Other distinguished Old Bedeans include:

- Kevin Barry (born 1959), Olympic silver medallist, trainer for Joseph Parker and previously David Tua.
- Mark Blumsky (born 1957), Mayor of Wellington (1995–2001); National Party MP (2005–2008); High Commissioner to Niue (2010–2014).
- David Carter (born 1952), National Party MP (1994–2020); former cabinet Minister; Speaker of the New Zealand House of Representatives (2013–2017).
- Clayton Cosgrove (born 1969), Labour Party MP 1999–2017; Cabinet minister (2005–2008).
- Elliot Dixon (born 1989), professional rugby union player; All Black
- Peter Dunne (born 1954), MP 1984–2017; represented various parties including the Labour Party and the United Future party; long-serving minister in both National and Labour-led administrations (1990, 1996, 2005–2017); Father of the House (2011–2017)
- Matt Henry (born 1991), professional cricketer; Blackcap
- Gerald Hensley (born 1935), Diplomat and public servant
- Owen Leeming (born 1930), poet
- Michael Leitch (born 1988), Captain of Japan national rugby union team
- David Lindstrom (born 1948), Olympic rower
- Peter Mahon, High Court judge
- Thaddeus McCarthy, ONZ, KBE (1907–2001), former President of the Court of Appeal of New Zealand.
- Kevin Meates (1930–2022), All Black
- Josh Navidi (born 1990), Welsh International rugby player; member of the Wales national rugby union team
- Frederick Vaka'uta Sevele (born 1944), Prime Minister of Tonga (2006 -2010)
- Luke Thompson (born 1981) Japan Rugby union national team player.
- Anote Tong (born 1952), 4th president of Kiribati (2003 - 2016)
- Gerard Wall 1920 – 1992), Knight Bachelor (1992); surgeon; Labour Party MP (1969–1987); Speaker of the New Zealand House of Representatives (1985–1987).
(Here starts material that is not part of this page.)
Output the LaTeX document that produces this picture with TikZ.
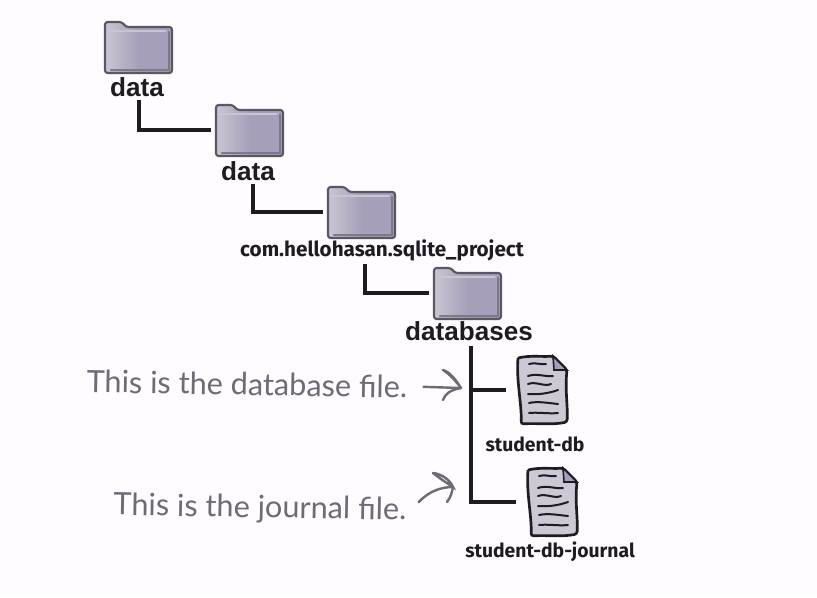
\documentclass[tikz,border=0pt]{standalone}
\usepackage{xcolor}
\usepackage{fontspec}
\usepackage{tikz}
\setmainfont{Liberation Sans}
\newfontfamily\labelfont{Fira Sans}
\newfontfamily\notefont{Lato}
\definecolor{pagebg}{HTML}{FEFCFE}
\definecolor{dirfill}{HTML}{A79FB9}
\definecolor{dirlight}{HTML}{CAC5D2}
\definecolor{dirdark}{HTML}{7F7889}
\definecolor{dirline}{HTML}{5A5662}
\definecolor{docfill}{HTML}{CDC9D4}
\definecolor{treeline}{HTML}{1E1B22}
\definecolor{notegray}{HTML}{6F6A76}

\tikzset{
    dirbox/.style={minimum width=58.5pt, minimum height=39pt, inner sep=0},
    docbox/.style={minimum width=54pt, minimum height=54pt, inner sep=0},
    dirname/.style={font=\fontsize{19.6pt}{20pt}\selectfont\bfseries, text=treeline, inner sep=1pt},
    filename/.style={font=\labelfont\fontsize{14.5pt}{16pt}\selectfont\bfseries, text=treeline, inner sep=1pt},
    notetext/.style={font=\notefont\fontsize{23pt}{25pt}\selectfont, text=notegray, inner sep=1pt},
    treelink/.style={draw=treeline, line width=2.3pt, line join=miter},
    notelink/.style={draw=notegray, line width=1.8pt, line cap=round},
    dirshape/.pic={
        \draw[dirline, line width=1.6pt, rounded corners=2pt, left color=dirlight, right color=dirfill, middle color=dirfill]
            (-34,26) -- (-34,-25) -- (-17,-25) -- (-13,-20) -- (33,-20) -- (33,26) -- cycle;
        \draw[dirdark, line width=1.6pt, line cap=round] (30,-15) -- (30,23) -- (-28,23);
        \draw[dirlight, line width=1pt, line cap=round] (-30,-16) -- (27,-16);
    },
    docshape/.pic={
        \draw[treeline, line width=2pt, fill=docfill, rounded corners=2pt]
            (-24,-32) .. controls (-12,-35) and (0,-33) .. (11,-34) -- (25,-20)
            .. controls (23,0) and (26,18) .. (25,32)
            .. controls (10,35) and (-6,33) .. (-21,34)
            .. controls (-20,15) and (-26,-10) .. (-24,-32);
        \draw[treeline, line width=1.2pt, fill=dirfill] (11,-34) -- (12,-20) -- (25,-20) -- cycle;
        \draw[treeline, line width=1.5pt, line cap=round]
            (-13,-26) .. controls (-7,-28) and (-2,-25) .. (4,-26)
            (-14,-14) .. controls (-5,-17) and (3,-13) .. (11,-14)
            (-14,-6) .. controls (-6,-9) and (2,-3) .. (9,-6)
            (-14,4) .. controls (-4,5) and (8,3) .. (16,0)
            (-13,13) .. controls (-4,11) and (6,13) .. (16,14)
            (-13,23) .. controls (-4,22) and (6,24) .. (16,23);
    }
}

\begin{document}
\begin{tikzpicture}[x=0.75pt, y=-0.75pt]
        \fill[pagebg] (0,0) rectangle (817,597);
        \useasboundingbox (0,0) rectangle (817,597);

        % folders
        \node[dirbox] (dirA) at (139,47) {};
        \node[dirbox] (dirB) at (250,130) {};
        \node[dirbox] (dirC) at (362,212) {};
        \node[dirbox] (dirD) at (468,293) {};
        \pic at (dirA) {dirshape};
        \pic at (dirB) {dirshape};
        \pic at (dirC) {dirshape};
        \pic at (dirD) {dirshape};

        \node[dirname] (nameA) at (137,87) {data};
        \node[dirname] (nameB) at (248,171) {data};
        \node[filename, font=\labelfont\fontsize{15.5pt}{16pt}\selectfont\bfseries] (nameC) at (382,250) {com.hellohasan.sqlite\_project};
        \node[dirname] (nameD) at (469,331) {databases};

        % files
        \node[docbox] (docA) at (542,390) {};
        \node[docbox] (docB) at (552,502) {};
        \pic at (docA) {docshape};
        \pic at (docB) {docshape};

        \node[filename] (fileA) at (535,444) {student-db};
        \node[filename] (fileB) at (550,552) {student-db-journal};

        % tree lines
        \draw[treelink] ([xshift=1.5pt,yshift=-1.5pt]nameA.south) |- (dirB.west);
        \draw[treelink] ([xshift=3.75pt,yshift=-1.5pt]nameB.south) |- (dirC.west);
        \draw[treelink] ([xshift=-12.75pt,yshift=-1.5pt]nameC.south) |- (dirD.west);
        \draw[treelink] ([xshift=1.5pt,yshift=-3pt]nameD.south) |- (docB.west);
        \coordinate (joinA) at ([xshift=1.5pt]nameD.south |- docA.west);
        \draw[treelink] (joinA) -- (docA.west);

        % notes
        \node[notetext, rotate=-1] (noteA) at (247,384) {This is the database file.};
        \node[notetext, rotate=-1] (noteB) at (260,509) {This is the journal file.};

        \coordinate (tipA) at (461,388);
        \coordinate (tipB) at (453,487);
        \draw[notelink] ([xshift=11pt]noteA.east) -- (tipA);
        \draw[notelink] (443,370) .. controls (450,372) and (456,380) .. (tipA) .. controls (452,376) and (446,372) .. (443,370);
        \draw[notelink] (443,400) .. controls (445,394) and (450,390) .. (tipA);
        \draw[notelink] ([xshift=8pt,yshift=7pt]noteB.east) .. controls (428,492) and (440,487) .. (tipB);
        \draw[notelink] (433,473) .. controls (442,474) and (450,480) .. (tipB) .. controls (445,482) and (438,477) .. (433,473);
        \draw[notelink] (447,502) .. controls (451,497) and (452,492) .. (tipB);
    \end{tikzpicture}
\end{document}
- Tanner Stowers-Smith (born 2004), New Zealand Warriors Rugby League Player
Four Bishops of Christchurch (Brian Ashby, Basil Meeking, John Cunneen and Barry Jones), John Adams (born 1963), third bishop of Palmerston North and more than 180 priests attended St Bede's.

==Associations==
St. Bede's retains a tradition of academic, cultural and sporting fixtures with St. Patrick's College, Wellington and St. Patrick's College, Silverstream. St Bede's played St Pat's Town in rugby from the 1920s until the early 1970s when it was dropped due to financial reasons. This was for the Holley Shield and the series between the two colleges stood at St Bede's 24, St Pat's Town 20, with one draw. The game against Silverstream had not been played since the Second World War until it was revived in the 1990s. Today, all three Colleges are part of the legacy of the Society of Mary in New Zealand.